# TO BE DONE
Pictures in the data below are not part of the copy; transcribe everything else exactly.

# MATERIAL
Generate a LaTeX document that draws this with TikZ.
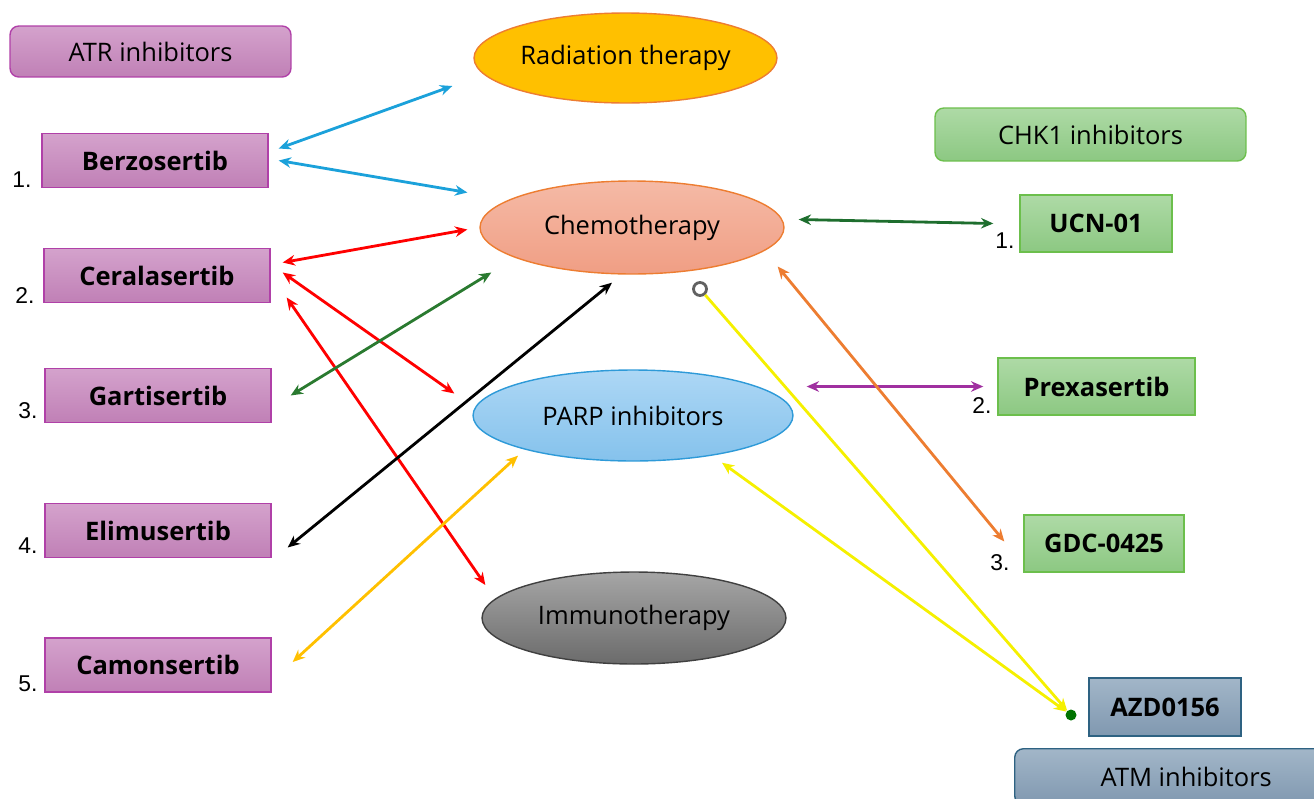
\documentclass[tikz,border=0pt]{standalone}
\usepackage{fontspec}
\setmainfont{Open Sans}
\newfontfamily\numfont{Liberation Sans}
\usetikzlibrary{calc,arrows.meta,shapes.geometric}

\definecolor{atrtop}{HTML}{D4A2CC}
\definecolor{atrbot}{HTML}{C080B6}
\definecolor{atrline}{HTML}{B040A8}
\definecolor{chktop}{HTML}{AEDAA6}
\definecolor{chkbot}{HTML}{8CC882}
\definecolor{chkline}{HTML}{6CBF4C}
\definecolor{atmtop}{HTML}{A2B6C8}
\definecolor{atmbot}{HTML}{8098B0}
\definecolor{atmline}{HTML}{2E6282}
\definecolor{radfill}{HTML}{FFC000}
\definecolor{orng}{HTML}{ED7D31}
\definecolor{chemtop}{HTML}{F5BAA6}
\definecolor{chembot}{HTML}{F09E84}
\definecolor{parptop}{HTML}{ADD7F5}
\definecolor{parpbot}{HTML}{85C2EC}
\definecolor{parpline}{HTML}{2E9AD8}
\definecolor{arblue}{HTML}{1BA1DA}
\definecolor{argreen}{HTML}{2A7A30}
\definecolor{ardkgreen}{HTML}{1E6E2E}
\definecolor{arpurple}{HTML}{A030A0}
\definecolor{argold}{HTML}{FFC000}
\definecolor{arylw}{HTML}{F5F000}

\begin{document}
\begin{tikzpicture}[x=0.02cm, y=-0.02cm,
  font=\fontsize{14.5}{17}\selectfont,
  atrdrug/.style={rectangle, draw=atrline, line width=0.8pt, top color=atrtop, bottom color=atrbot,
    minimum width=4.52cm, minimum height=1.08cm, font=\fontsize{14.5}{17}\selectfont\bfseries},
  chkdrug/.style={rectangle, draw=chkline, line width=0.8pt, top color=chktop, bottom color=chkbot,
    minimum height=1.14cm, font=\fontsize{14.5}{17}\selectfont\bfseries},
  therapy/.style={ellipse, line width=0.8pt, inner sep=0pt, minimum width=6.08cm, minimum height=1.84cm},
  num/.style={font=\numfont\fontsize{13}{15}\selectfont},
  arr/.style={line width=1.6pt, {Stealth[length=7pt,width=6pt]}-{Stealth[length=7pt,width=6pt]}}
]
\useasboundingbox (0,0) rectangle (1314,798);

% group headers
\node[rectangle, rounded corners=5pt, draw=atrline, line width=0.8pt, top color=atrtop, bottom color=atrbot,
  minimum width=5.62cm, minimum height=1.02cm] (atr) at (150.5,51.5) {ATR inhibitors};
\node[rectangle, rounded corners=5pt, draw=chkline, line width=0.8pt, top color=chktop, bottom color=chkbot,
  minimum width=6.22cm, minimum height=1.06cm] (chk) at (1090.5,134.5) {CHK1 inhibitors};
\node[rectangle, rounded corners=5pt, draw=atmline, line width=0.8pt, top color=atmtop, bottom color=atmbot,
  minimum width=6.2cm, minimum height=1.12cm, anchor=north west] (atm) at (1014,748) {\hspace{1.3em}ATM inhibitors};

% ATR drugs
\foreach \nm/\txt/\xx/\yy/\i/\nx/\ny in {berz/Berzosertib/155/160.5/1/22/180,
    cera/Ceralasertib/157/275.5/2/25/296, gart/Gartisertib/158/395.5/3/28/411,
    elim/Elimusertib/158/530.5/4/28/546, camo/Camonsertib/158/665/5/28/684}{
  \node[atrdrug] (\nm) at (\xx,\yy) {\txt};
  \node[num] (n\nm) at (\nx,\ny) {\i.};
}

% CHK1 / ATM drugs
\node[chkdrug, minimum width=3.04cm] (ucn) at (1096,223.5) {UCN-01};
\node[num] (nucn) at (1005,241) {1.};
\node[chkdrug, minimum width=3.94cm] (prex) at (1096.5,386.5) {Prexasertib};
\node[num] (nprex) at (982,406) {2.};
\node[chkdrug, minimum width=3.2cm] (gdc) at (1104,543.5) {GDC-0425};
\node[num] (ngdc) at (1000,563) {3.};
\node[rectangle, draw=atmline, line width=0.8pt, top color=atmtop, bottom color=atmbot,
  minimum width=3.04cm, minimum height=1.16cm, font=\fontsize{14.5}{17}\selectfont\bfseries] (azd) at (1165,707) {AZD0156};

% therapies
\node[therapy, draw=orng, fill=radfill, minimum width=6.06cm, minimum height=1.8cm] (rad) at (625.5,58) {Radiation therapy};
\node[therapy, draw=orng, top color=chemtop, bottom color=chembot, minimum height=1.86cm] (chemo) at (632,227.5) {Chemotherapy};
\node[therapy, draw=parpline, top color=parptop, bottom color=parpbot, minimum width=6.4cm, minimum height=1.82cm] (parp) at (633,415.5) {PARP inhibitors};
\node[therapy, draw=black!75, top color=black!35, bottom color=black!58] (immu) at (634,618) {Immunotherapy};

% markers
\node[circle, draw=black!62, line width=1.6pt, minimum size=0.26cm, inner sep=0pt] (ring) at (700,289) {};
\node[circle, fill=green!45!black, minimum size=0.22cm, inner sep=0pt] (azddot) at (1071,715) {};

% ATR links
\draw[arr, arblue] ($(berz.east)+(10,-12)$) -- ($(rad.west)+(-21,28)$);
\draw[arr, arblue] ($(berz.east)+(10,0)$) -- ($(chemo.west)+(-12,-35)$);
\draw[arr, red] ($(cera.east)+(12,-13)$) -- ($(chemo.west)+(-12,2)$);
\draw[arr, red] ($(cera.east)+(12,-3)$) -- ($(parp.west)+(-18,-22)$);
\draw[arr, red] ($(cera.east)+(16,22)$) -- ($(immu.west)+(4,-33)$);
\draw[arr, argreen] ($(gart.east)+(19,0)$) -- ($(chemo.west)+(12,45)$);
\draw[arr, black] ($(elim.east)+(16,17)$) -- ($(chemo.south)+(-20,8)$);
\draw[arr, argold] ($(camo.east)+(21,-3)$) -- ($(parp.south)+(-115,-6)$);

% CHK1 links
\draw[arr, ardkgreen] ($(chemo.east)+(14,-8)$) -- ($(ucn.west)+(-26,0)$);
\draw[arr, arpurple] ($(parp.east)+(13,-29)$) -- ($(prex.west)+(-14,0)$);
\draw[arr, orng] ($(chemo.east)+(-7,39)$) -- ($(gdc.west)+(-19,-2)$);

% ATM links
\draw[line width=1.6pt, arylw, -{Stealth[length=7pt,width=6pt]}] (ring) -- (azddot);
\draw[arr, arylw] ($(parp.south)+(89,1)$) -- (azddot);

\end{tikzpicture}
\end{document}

# RESPONSE
Generate a LaTeX document that draws this with TikZ.
\documentclass[tikz,border=0pt]{standalone}
\usepackage{fontspec}
\setmainfont{Open Sans}
\newfontfamily\numfont{Liberation Sans}
\usetikzlibrary{calc,arrows.meta,shapes.geometric}

\definecolor{atrtop}{HTML}{D4A2CC}
\definecolor{atrbot}{HTML}{C080B6}
\definecolor{atrline}{HTML}{B040A8}
\definecolor{chktop}{HTML}{AEDAA6}
\definecolor{chkbot}{HTML}{8CC882}
\definecolor{chkline}{HTML}{6CBF4C}
\definecolor{atmtop}{HTML}{A2B6C8}
\definecolor{atmbot}{HTML}{8098B0}
\definecolor{atmline}{HTML}{2E6282}
\definecolor{radfill}{HTML}{FFC000}
\definecolor{orng}{HTML}{ED7D31}
\definecolor{chemtop}{HTML}{F5BAA6}
\definecolor{chembot}{HTML}{F09E84}
\definecolor{parptop}{HTML}{ADD7F5}
\definecolor{parpbot}{HTML}{85C2EC}
\definecolor{parpline}{HTML}{2E9AD8}
\definecolor{arblue}{HTML}{1BA1DA}
\definecolor{argreen}{HTML}{2A7A30}
\definecolor{ardkgreen}{HTML}{1E6E2E}
\definecolor{arpurple}{HTML}{A030A0}
\definecolor{argold}{HTML}{FFC000}
\definecolor{arylw}{HTML}{F5F000}

\begin{document}
\begin{tikzpicture}[x=0.02cm, y=-0.02cm,
  font=\fontsize{14.5}{17}\selectfont,
  atrdrug/.style={rectangle, draw=atrline, line width=0.8pt, top color=atrtop, bottom color=atrbot,
    minimum width=4.52cm, minimum height=1.08cm, font=\fontsize{14.5}{17}\selectfont\bfseries},
  chkdrug/.style={rectangle, draw=chkline, line width=0.8pt, top color=chktop, bottom color=chkbot,
    minimum height=1.14cm, font=\fontsize{14.5}{17}\selectfont\bfseries},
  therapy/.style={ellipse, line width=0.8pt, inner sep=0pt, minimum width=6.08cm, minimum height=1.84cm},
  num/.style={font=\numfont\fontsize{13}{15}\selectfont},
  arr/.style={line width=1.6pt, {Stealth[length=7pt,width=6pt]}-{Stealth[length=7pt,width=6pt]}}
]
\useasboundingbox (0,0) rectangle (1314,798);

% group headers
\node[rectangle, rounded corners=5pt, draw=atrline, line width=0.8pt, top color=atrtop, bottom color=atrbot,
  minimum width=5.62cm, minimum height=1.02cm] (atr) at (150.5,51.5) {ATR inhibitors};
\node[rectangle, rounded corners=5pt, draw=chkline, line width=0.8pt, top color=chktop, bottom color=chkbot,
  minimum width=6.22cm, minimum height=1.06cm] (chk) at (1090.5,134.5) {CHK1 inhibitors};
\node[rectangle, rounded corners=5pt, draw=atmline, line width=0.8pt, top color=atmtop, bottom color=atmbot,
  minimum width=6.2cm, minimum height=1.12cm, anchor=north west] (atm) at (1014,748) {\hspace{1.3em}ATM inhibitors};

% ATR drugs
\foreach \nm/\txt/\xx/\yy/\i/\nx/\ny in {berz/Berzosertib/155/160.5/1/22/180,
    cera/Ceralasertib/157/275.5/2/25/296, gart/Gartisertib/158/395.5/3/28/411,
    elim/Elimusertib/158/530.5/4/28/546, camo/Camonsertib/158/665/5/28/684}{
  \node[atrdrug] (\nm) at (\xx,\yy) {\txt};
  \node[num] (n\nm) at (\nx,\ny) {\i.};
}

% CHK1 / ATM drugs
\node[chkdrug, minimum width=3.04cm] (ucn) at (1096,223.5) {UCN-01};
\node[num] (nucn) at (1005,241) {1.};
\node[chkdrug, minimum width=3.94cm] (prex) at (1096.5,386.5) {Prexasertib};
\node[num] (nprex) at (982,406) {2.};
\node[chkdrug, minimum width=3.2cm] (gdc) at (1104,543.5) {GDC-0425};
\node[num] (ngdc) at (1000,563) {3.};
\node[rectangle, draw=atmline, line width=0.8pt, top color=atmtop, bottom color=atmbot,
  minimum width=3.04cm, minimum height=1.16cm, font=\fontsize{14.5}{17}\selectfont\bfseries] (azd) at (1165,707) {AZD0156};

% therapies
\node[therapy, draw=orng, fill=radfill, minimum width=6.06cm, minimum height=1.8cm] (rad) at (625.5,58) {Radiation therapy};
\node[therapy, draw=orng, top color=chemtop, bottom color=chembot, minimum height=1.86cm] (chemo) at (632,227.5) {Chemotherapy};
\node[therapy, draw=parpline, top color=parptop, bottom color=parpbot, minimum width=6.4cm, minimum height=1.82cm] (parp) at (633,415.5) {PARP inhibitors};
\node[therapy, draw=black!75, top color=black!35, bottom color=black!58] (immu) at (634,618) {Immunotherapy};

% markers
\node[circle, draw=black!62, line width=1.6pt, minimum size=0.26cm, inner sep=0pt] (ring) at (700,289) {};
\node[circle, fill=green!45!black, minimum size=0.22cm, inner sep=0pt] (azddot) at (1071,715) {};

% ATR links
\draw[arr, arblue] ($(berz.east)+(10,-12)$) -- ($(rad.west)+(-21,28)$);
\draw[arr, arblue] ($(berz.east)+(10,0)$) -- ($(chemo.west)+(-12,-35)$);
\draw[arr, red] ($(cera.east)+(12,-13)$) -- ($(chemo.west)+(-12,2)$);
\draw[arr, red] ($(cera.east)+(12,-3)$) -- ($(parp.west)+(-18,-22)$);
\draw[arr, red] ($(cera.east)+(16,22)$) -- ($(immu.west)+(4,-33)$);
\draw[arr, argreen] ($(gart.east)+(19,0)$) -- ($(chemo.west)+(12,45)$);
\draw[arr, black] ($(elim.east)+(16,17)$) -- ($(chemo.south)+(-20,8)$);
\draw[arr, argold] ($(camo.east)+(21,-3)$) -- ($(parp.south)+(-115,-6)$);

% CHK1 links
\draw[arr, ardkgreen] ($(chemo.east)+(14,-8)$) -- ($(ucn.west)+(-26,0)$);
\draw[arr, arpurple] ($(parp.east)+(13,-29)$) -- ($(prex.west)+(-14,0)$);
\draw[arr, orng] ($(chemo.east)+(-7,39)$) -- ($(gdc.west)+(-19,-2)$);

% ATM links
\draw[line width=1.6pt, arylw, -{Stealth[length=7pt,width=6pt]}] (ring) -- (azddot);
\draw[arr, arylw] ($(parp.south)+(89,1)$) -- (azddot);

\end{tikzpicture}
\end{document}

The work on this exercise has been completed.